Your copy of the material must match it exactly, except that pictures are dropped.

---- DATASET SECTION

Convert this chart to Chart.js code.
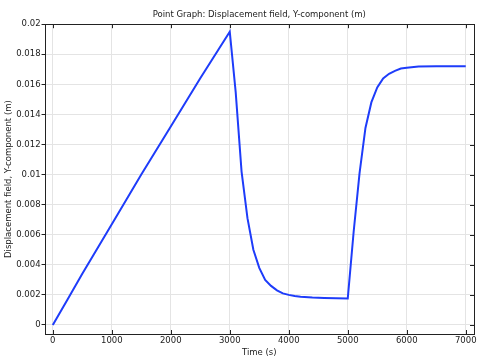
<!DOCTYPE html>
<html>
<head>
<meta charset="utf-8">
<script src="https://cdn.jsdelivr.net/npm/chart.js@4/dist/chart.umd.min.js"></script>
<style>
  body { margin: 0; background: #fff; }
  #chart { display: block; }
</style>
</head>
<body>
<canvas id="chart" width="483" height="363"></canvas>
<script>
// time (s) and Y displacement (m)
const times = [0, 250, 500, 1000, 1500, 2000, 2500, 3000,
    3100, 3200, 3300, 3400, 3500, 3600, 3700, 3800, 3900, 4000, 4100, 4200, 4400, 4600, 5000,
    5100, 5200, 5300, 5400, 5500, 5600, 5700, 5800, 5900, 6000, 6200, 6500, 7000];
const dispY = [0, 0.0017, 0.0034, 0.0067, 0.0100, 0.0132, 0.0164, 0.0195,
    0.0155, 0.0102, 0.0071, 0.0050, 0.0038, 0.0030, 0.0026, 0.0023, 0.0021, 0.0020, 0.00192, 0.00187, 0.00182, 0.00179, 0.00176,
    0.0062, 0.0101, 0.0131, 0.0148, 0.0158, 0.0164, 0.0167, 0.0169, 0.01705, 0.0171, 0.01718, 0.0172, 0.0172];

const xTicks = [0, 1000, 2000, 3000, 4000, 5000, 6000, 7000];
const yTicks = [0, 0.002, 0.004, 0.006, 0.008, 0.01, 0.012, 0.014, 0.016, 0.018, 0.02];

const FONT = 'DejaVu Sans';
const FS = 8.5;

// frame around the plot + small inward ticks on top/right/bottom
const framePlugin = {
    id: 'frame',
    afterLayout(chart) {
        // centre the title over the plot area, not the whole canvas
        const t = chart.titleBlock;
        t.left = chart.chartArea.left;
        t.right = chart.chartArea.right;
    },
    afterDraw(chart) {
        const { ctx, chartArea: a, scales } = chart;
        ctx.save();
        ctx.strokeStyle = '#222';
        ctx.lineWidth = 1;
        ctx.beginPath();
        xTicks.forEach(t => {
            const px = Math.round(scales.x.getPixelForValue(t)) + 0.5;
            ctx.moveTo(px, a.top); ctx.lineTo(px, a.top + 4);
            ctx.moveTo(px, a.bottom); ctx.lineTo(px, a.bottom - 4);
        });
        yTicks.forEach(t => {
            const py = Math.round(scales.y.getPixelForValue(t)) + 0.5;
            ctx.moveTo(a.right, py); ctx.lineTo(a.right - 4, py);
        });
        ctx.stroke();
        ctx.strokeRect(Math.round(a.left) + 0.5, Math.round(a.top) + 0.5,
            Math.round(a.right - a.left), Math.round(a.bottom - a.top));
        ctx.restore();
    }
};

new Chart(document.getElementById('chart').getContext('2d'), {
    type: 'line',
    data: {
        datasets: [{
            data: times.map((t, i) => ({ x: t, y: dispY[i] })),
            borderColor: 'rgb(30, 60, 250)',
            borderWidth: 2,
            pointRadius: 0,
            tension: 0,
            fill: false
        }]
    },
    options: {
        responsive: false,
        animation: false,
        layout: { padding: { left: 0, right: 9, top: 0, bottom: 0 } },
        plugins: {
            legend: { display: false },
            tooltip: { enabled: false },
            title: {
                display: true,
                text: 'Point Graph: Displacement field, Y-component (m)',
                color: '#222',
                font: { family: FONT, size: FS, weight: 'normal' },
                padding: { top: 10, bottom: 4 }
            }
        },
        scales: {
            x: {
                type: 'linear',
                min: -140,
                max: 7140,
                afterBuildTicks: axis => { axis.ticks = xTicks.map(v => ({ value: v })); },
                ticks: {
                    color: '#222',
                    font: { family: FONT, size: FS, lineHeight: 1 },
                    maxRotation: 0,
                    padding: 3,
                    callback: v => String(v)
                },
                grid: { color: '#e4e4e4', drawTicks: false },
                border: { display: false },
                title: {
                    display: true,
                    text: 'Time (s)',
                    color: '#222',
                    font: { family: FONT, size: FS, lineHeight: 1 },
                    padding: { top: 0, bottom: 6 }
                }
            },
            y: {
                type: 'linear',
                min: -0.0006,
                max: 0.02,
                afterBuildTicks: axis => { axis.ticks = yTicks.map(v => ({ value: v })); },
                ticks: {
                    color: '#222',
                    font: { family: FONT, size: FS },
                    padding: 1,
                    callback: v => String(+v.toFixed(4))
                },
                grid: { color: '#e4e4e4', tickColor: '#222', tickLength: 3 },
                border: { display: false },
                title: {
                    display: true,
                    text: 'Displacement field, Y-component (m)',
                    color: '#222',
                    font: { family: FONT, size: FS },
                    padding: { top: 4, bottom: 1 }
                }
            }
        }
    },
    plugins: [framePlugin]
});
</script>
</body>
</html>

--------

- [ANSWER TO THE PROBLEM]:
Convert this chart to Chart.js code.
<!DOCTYPE html>
<html>
<head>
<meta charset="utf-8">
<script src="https://cdn.jsdelivr.net/npm/chart.js@4/dist/chart.umd.min.js"></script>
<style>
  body { margin: 0; background: #fff; }
  #chart { display: block; }
</style>
</head>
<body>
<canvas id="chart" width="483" height="363"></canvas>
<script>
// time (s) and Y displacement (m)
const times = [0, 250, 500, 1000, 1500, 2000, 2500, 3000,
    3100, 3200, 3300, 3400, 3500, 3600, 3700, 3800, 3900, 4000, 4100, 4200, 4400, 4600, 5000,
    5100, 5200, 5300, 5400, 5500, 5600, 5700, 5800, 5900, 6000, 6200, 6500, 7000];
const dispY = [0, 0.0017, 0.0034, 0.0067, 0.0100, 0.0132, 0.0164, 0.0195,
    0.0155, 0.0102, 0.0071, 0.0050, 0.0038, 0.0030, 0.0026, 0.0023, 0.0021, 0.0020, 0.00192, 0.00187, 0.00182, 0.00179, 0.00176,
    0.0062, 0.0101, 0.0131, 0.0148, 0.0158, 0.0164, 0.0167, 0.0169, 0.01705, 0.0171, 0.01718, 0.0172, 0.0172];

const xTicks = [0, 1000, 2000, 3000, 4000, 5000, 6000, 7000];
const yTicks = [0, 0.002, 0.004, 0.006, 0.008, 0.01, 0.012, 0.014, 0.016, 0.018, 0.02];

const FONT = 'DejaVu Sans';
const FS = 8.5;

// frame around the plot + small inward ticks on top/right/bottom
const framePlugin = {
    id: 'frame',
    afterLayout(chart) {
        // centre the title over the plot area, not the whole canvas
        const t = chart.titleBlock;
        t.left = chart.chartArea.left;
        t.right = chart.chartArea.right;
    },
    afterDraw(chart) {
        const { ctx, chartArea: a, scales } = chart;
        ctx.save();
        ctx.strokeStyle = '#222';
        ctx.lineWidth = 1;
        ctx.beginPath();
        xTicks.forEach(t => {
            const px = Math.round(scales.x.getPixelForValue(t)) + 0.5;
            ctx.moveTo(px, a.top); ctx.lineTo(px, a.top + 4);
            ctx.moveTo(px, a.bottom); ctx.lineTo(px, a.bottom - 4);
        });
        yTicks.forEach(t => {
            const py = Math.round(scales.y.getPixelForValue(t)) + 0.5;
            ctx.moveTo(a.right, py); ctx.lineTo(a.right - 4, py);
        });
        ctx.stroke();
        ctx.strokeRect(Math.round(a.left) + 0.5, Math.round(a.top) + 0.5,
            Math.round(a.right - a.left), Math.round(a.bottom - a.top));
        ctx.restore();
    }
};

new Chart(document.getElementById('chart').getContext('2d'), {
    type: 'line',
    data: {
        datasets: [{
            data: times.map((t, i) => ({ x: t, y: dispY[i] })),
            borderColor: 'rgb(30, 60, 250)',
            borderWidth: 2,
            pointRadius: 0,
            tension: 0,
            fill: false
        }]
    },
    options: {
        responsive: false,
        animation: false,
        layout: { padding: { left: 0, right: 9, top: 0, bottom: 0 } },
        plugins: {
            legend: { display: false },
            tooltip: { enabled: false },
            title: {
                display: true,
                text: 'Point Graph: Displacement field, Y-component (m)',
                color: '#222',
                font: { family: FONT, size: FS, weight: 'normal' },
                padding: { top: 10, bottom: 4 }
            }
        },
        scales: {
            x: {
                type: 'linear',
                min: -140,
                max: 7140,
                afterBuildTicks: axis => { axis.ticks = xTicks.map(v => ({ value: v })); },
                ticks: {
                    color: '#222',
                    font: { family: FONT, size: FS, lineHeight: 1 },
                    maxRotation: 0,
                    padding: 3,
                    callback: v => String(v)
                },
                grid: { color: '#e4e4e4', drawTicks: false },
                border: { display: false },
                title: {
                    display: true,
                    text: 'Time (s)',
                    color: '#222',
                    font: { family: FONT, size: FS, lineHeight: 1 },
                    padding: { top: 0, bottom: 6 }
                }
            },
            y: {
                type: 'linear',
                min: -0.0006,
                max: 0.02,
                afterBuildTicks: axis => { axis.ticks = yTicks.map(v => ({ value: v })); },
                ticks: {
                    color: '#222',
                    font: { family: FONT, size: FS },
                    padding: 1,
                    callback: v => String(+v.toFixed(4))
                },
                grid: { color: '#e4e4e4', tickColor: '#222', tickLength: 3 },
                border: { display: false },
                title: {
                    display: true,
                    text: 'Displacement field, Y-component (m)',
                    color: '#222',
                    font: { family: FONT, size: FS },
                    padding: { top: 4, bottom: 1 }
                }
            }
        }
    },
    plugins: [framePlugin]
});
</script>
</body>
</html>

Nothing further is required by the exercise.